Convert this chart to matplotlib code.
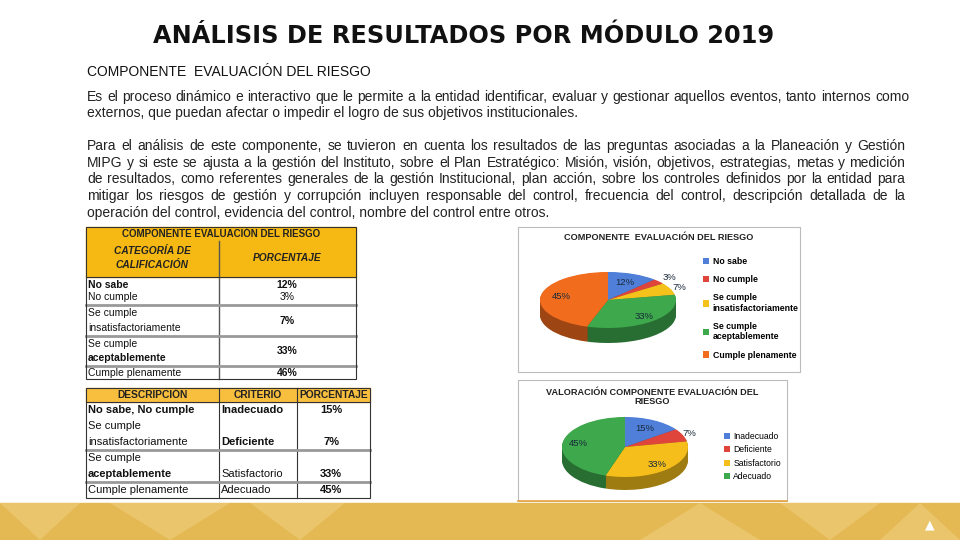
import matplotlib
matplotlib.use("Agg")
import matplotlib.pyplot as plt
from matplotlib.patches import Rectangle, Polygon
import numpy as np

# ---------------- data ----------------
title = "ANÁLISIS DE RESULTADOS POR MÓDULO 2019"
subtitle = "COMPONENTE  EVALUACIÓN DEL RIESGO"
para1 = [
    "Es el proceso dinámico e interactivo que le permite a la entidad identificar, evaluar y gestionar aquellos eventos, tanto internos como",
    "externos, que puedan afectar o impedir el logro de sus objetivos institucionales.",
]
para2 = [
    "Para el análisis de este componente, se tuvieron en cuenta los resultados de las preguntas asociadas a la Planeación y Gestión",
    "MIPG y si este se ajusta a la gestión del Instituto, sobre el Plan Estratégico: Misión, visión, objetivos, estrategias, metas y medición",
    "de resultados, como referentes generales de la gestión Institucional, plan acción, sobre los controles definidos por la entidad para",
    "mitigar los riesgos de gestión y corrupción incluyen responsable del control, frecuencia del control, descripción detallada de la",
    "operación del control, evidencia del control, nombre del control entre otros.",
]

pie1_title = "COMPONENTE  EVALUACIÓN DEL RIESGO"
pie1_labels = ["No sabe", "No cumple", "Se cumple\ninsatisfactoriamente",
               "Se cumple\naceptablemente", "Cumple plenamente"]
pie1_values = [12, 3, 7, 33, 45]
pie1_colors = ["#4F7FD8", "#E0453B", "#F5C21B", "#3DA84C", "#F26C1E"]

pie2_title = "VALORACIÓN COMPONENTE EVALUACIÓN DEL\nRIESGO"
pie2_labels = ["Inadecuado", "Deficiente", "Satisfactorio", "Adecuado"]
pie2_values = [15, 7, 33, 45]
pie2_colors = ["#4F7FD8", "#E0453B", "#F5BE1B", "#3DA84C"]

t1_title = "COMPONENTE EVALUACIÓN DEL RIESGO"
t1_head = ["CATEGORÍA DE\nCALIFICACIÓN", "PORCENTAJE"]
t1_cats = [["No sabe", "No cumple"], ["Se cumple", "insatisfactoriamente"],
           ["Se cumple", "aceptablemente"], ["Cumple plenamente"]]
t1_pcts = [["12%", "3%"], ["7%"], ["33%"], ["46%"]]

t2_head = ["DESCRIPCIÓN", "CRITERIO", "PORCENTAJE"]
t2_desc = ["No sabe, No cumple", "Se cumple\ninsatisfactoriamente",
           "Se cumple\naceptablemente", "Cumple plenamente"]
t2_crit = ["Inadecuado", "Deficiente", "Satisfactorio", "Adecuado"]
t2_pct = ["15%", "7%", "33%", "45%"]

# ---------------- figure ----------------
W, H = 960, 540
fig = plt.figure(figsize=(W / 100, H / 100), dpi=100)
fig.patch.set_facecolor("white")
ax = fig.add_axes([0, 0, 1, 1])
ax.set_xlim(0, W)
ax.set_ylim(H, 0)
ax.axis("off")
renderer = fig.canvas.get_renderer()
SANS = ["Liberation Sans", "DejaVu Sans"]

# footer band
ax.add_patch(Rectangle((0, 503), W, 37, color="#E4B852", zorder=1))
tri = [[(0, 503), (40, 540), (80, 503)], [(110, 503), (170, 540), (230, 503)],
       [(250, 503), (300, 540), (345, 503)], [(640, 540), (700, 503), (760, 540)],
       [(780, 503), (830, 540), (880, 503)], [(880, 540), (920, 503), (960, 540)]]
for t in tri:
    ax.add_patch(Polygon(t, closed=True, color="#EDCB78", alpha=0.7, lw=0, zorder=1.1))
ax.text(930, 525, "▲", color="white", fontsize=9, ha="center", va="center", zorder=2)

# title
ax.text(464, 36, title, fontsize=17.3, fontweight="bold", family="DejaVu Sans",
        ha="center", va="center", color="#111111")
ax.text(87, 72, subtitle, fontsize=10, family=SANS, ha="left", va="center", color="#111111")


def justify(line, x0, x1, y, fs, last=False):
    yb = y + 4
    if last:
        ax.text(x0, yb, line, fontsize=fs, family=SANS, va="baseline", ha="left",
                color="#222222")
        return
    words = line.split()
    ts = [ax.text(0, yb, w, fontsize=fs, family=SANS, va="baseline", ha="left",
                  color="#222222") for w in words]
    widths = [t.get_window_extent(renderer).width for t in ts]
    gap = (x1 - x0 - sum(widths)) / (len(words) - 1)
    x = x0
    for t, w in zip(ts, widths):
        t.set_x(x)
        x += w + gap


FS = 10
y = 97
for i, line in enumerate(para1):
    justify(line, 87, 909, y, FS, last=(i == len(para1) - 1))
    y += 16.5
y = 146
for i, line in enumerate(para2):
    justify(line, 87, 905, y, FS, last=(i == len(para2) - 1))
    y += 16.7

# ---------------- table 1 ----------------
GOLD1 = "#F6B913"
x0, xm, x1 = 86, 219, 356
ax.add_patch(Rectangle((x0, 227), x1 - x0, 50, color=GOLD1, zorder=2))
ax.text((x0 + x1) / 2, 234, t1_title, fontsize=7, fontweight="bold", family=SANS,
        ha="center", va="center", zorder=3, color="#222")
ax.text(152, 258, t1_head[0], fontsize=7.3, fontweight="bold", style="italic", family=SANS,
        ha="center", va="center", zorder=3, linespacing=1.4, color="#222")
ax.text(287, 258, t1_head[1], fontsize=7.3, fontweight="bold", style="italic", family=SANS,
        ha="center", va="center", zorder=3, color="#222")
ax.plot([xm, xm], [241, 379], color="#555555", lw=1, zorder=3)
rows1 = [277, 305, 336, 366, 379]
for yy in rows1[1:-1]:
    ax.plot([x0, x1], [yy, yy], color="#999999", lw=2, zorder=3)
ax.plot([x0, x1], [277, 277], color="#333333", lw=0.8, zorder=3)
ax.add_patch(Rectangle((x0, 227), x1 - x0, 152, fill=False, ec="#333333", lw=0.8, zorder=4))
for i, (cats, pcts) in enumerate(zip(t1_cats, t1_pcts)):
    top, bot = rows1[i], rows1[i + 1]
    n = len(cats)
    step = (bot - top) / (n + 0.2)
    for j, c in enumerate(cats):
        yy = top + step * (j + 0.6)
        bold = (i == 0 and j == 0) or (i == 2 and j == 1)
        ax.text(88, yy, c, fontsize=7.5, family=SANS, fontweight="bold" if bold else "normal",
                ha="left", va="center", zorder=3, color="#111")
    m = len(pcts)
    for j, p in enumerate(pcts):
        yy = (top + bot) / 2 if m == 1 else top + step * (j + 0.6)
        ax.text(287, yy, p, fontsize=7.5, family=SANS,
                fontweight="bold" if j == 0 else "normal",
                ha="center", va="center", zorder=3, color="#111")

# ---------------- table 2 ----------------
GOLD2 = "#F8BF3E"
cx = [86, 219, 297, 370]
rows2 = [388, 402, 418, 450, 482, 498]
ax.add_patch(Rectangle((86, 388), 284, 14, color=GOLD2, zorder=2))
for k, h in enumerate(t2_head):
    ax.text((cx[k] + cx[k + 1]) / 2, 395, h, fontsize=7.4, fontweight="bold", family=SANS,
            ha="center", va="center", zorder=3, color="#222")
for xx in cx[1:-1]:
    ax.plot([xx, xx], [388, 498], color="#333333", lw=0.8, zorder=3)
ax.plot([86, 370], [402, 402], color="#333333", lw=0.8, zorder=3)
for yy in rows2[3:5]:
    ax.plot([86, 370], [yy, yy], color="#999999", lw=2, zorder=3)
ax.add_patch(Rectangle((86, 388), 284, 110, fill=False, ec="#333333", lw=0.8, zorder=4))
for i in range(4):
    top, bot = rows2[i + 1], rows2[i + 2]
    lines = t2_desc[i].split("\n")
    ys = [(top + bot) / 2] if len(lines) == 1 else [top + 8, bot - 8]
    for j, l in enumerate(lines):
        bold = (i == 0) or (i == 2 and j == 1)
        ax.text(88, ys[j], l, fontsize=8, family=SANS, fontweight="bold" if bold else "normal",
                ha="left", va="center", zorder=3, color="#111")
    yb = ys[-1]
    ax.text(221, yb, t2_crit[i], fontsize=8, family=SANS,
            fontweight="bold" if i < 2 else "normal", ha="left", va="center", zorder=3, color="#111")
    ax.text(331, yb, t2_pct[i], fontsize=8, family=SANS, fontweight="bold",
            ha="center", va="center", zorder=3, color="#111")


# ---------------- 3D-ish pies ----------------
def darker(c, f=0.65):
    r, g, b = matplotlib.colors.to_rgb(c)
    return (r * f, g * f, b * f)


def pie3d(cxp, cyp, rx, ry, depth, values, colors, label_r):
    d = depth / ry
    pax = fig.add_axes([(cxp - rx) / W, (H - (cyp + ry + depth)) / H,
                        2 * rx / W, (2 * ry + depth) / H])
    for off in np.linspace(d, 0.02, 14):
        pax.pie(values, colors=[darker(c) for c in colors], startangle=90,
                counterclock=False, center=(0, -off), radius=1,
                wedgeprops=dict(linewidth=0))
    wedges, _ = pax.pie(values, colors=colors, startangle=90, counterclock=False,
                        center=(0, 0), radius=1, wedgeprops=dict(linewidth=0))
    pax.set_aspect("auto")
    pax.set_xlim(-1, 1)
    pax.set_ylim(-1 - d, 1)
    pax.axis("off")
    for w, v, r in zip(wedges, values, label_r):
        ang = np.deg2rad((w.theta1 + w.theta2) / 2)
        pax.text(r * np.cos(ang), r * np.sin(ang), f"{v}%", fontsize=6.8, family=SANS,
                 ha="center", va="center", color="#1a2a3a")
    return pax, wedges


# chart 1
ax.add_patch(Rectangle((518, 227), 282, 145, fill=False, ec="#BBBBBB", lw=0.8, zorder=2))
ax.text(659, 237, pie1_title, fontsize=6.6, fontweight="bold", family=SANS,
        ha="center", va="center", color="#222")
p1, w1 = pie3d(608, 300, 68, 28, 15, pie1_values, pie1_colors, [0.68, 1.2, 1.15, 0.8, 0.7])
fig.legend(w1, pie1_labels, loc="upper left", bbox_to_anchor=(703 / W, 1 - 257 / H),
           frameon=False, prop=dict(family=SANS, size=6.3, weight="bold"),
           handlelength=0.7, handleheight=0.7, handletextpad=0.4, labelspacing=1.05,
           borderpad=0, borderaxespad=0)

# chart 2
ax.add_patch(Rectangle((518, 380), 269, 121, fill=False, ec="#BBBBBB", lw=0.8, zorder=2))
ax.plot([518, 787], [501, 501], color="#E7A33A", lw=1.2, zorder=2)
ax.text(652, 397, pie2_title, fontsize=6.6, fontweight="bold", family=SANS,
        ha="center", va="center", color="#222", linespacing=1.1)
p2, w2 = pie3d(625, 447, 63, 30, 13, pie2_values, pie2_colors, [0.7, 1.12, 0.77, 0.75])
fig.legend(w2, pie2_labels, loc="upper left", bbox_to_anchor=(724 / W, 1 - 432 / H),
           frameon=False, prop=dict(family=SANS, size=6.2),
           handlelength=0.7, handleheight=0.7, handletextpad=0.4, labelspacing=0.5,
           borderpad=0, borderaxespad=0)

fig.savefig("out.png", dpi=100)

------------------------

» To do
Write out again, exactly, the lines from the start of the listing up to the line containing "import numpy as np", with both ends and without pictures.

» Solution to this task
Convert this chart to matplotlib code.
import matplotlib
matplotlib.use("Agg")
import matplotlib.pyplot as plt
from matplotlib.patches import Rectangle, Polygon
import numpy as np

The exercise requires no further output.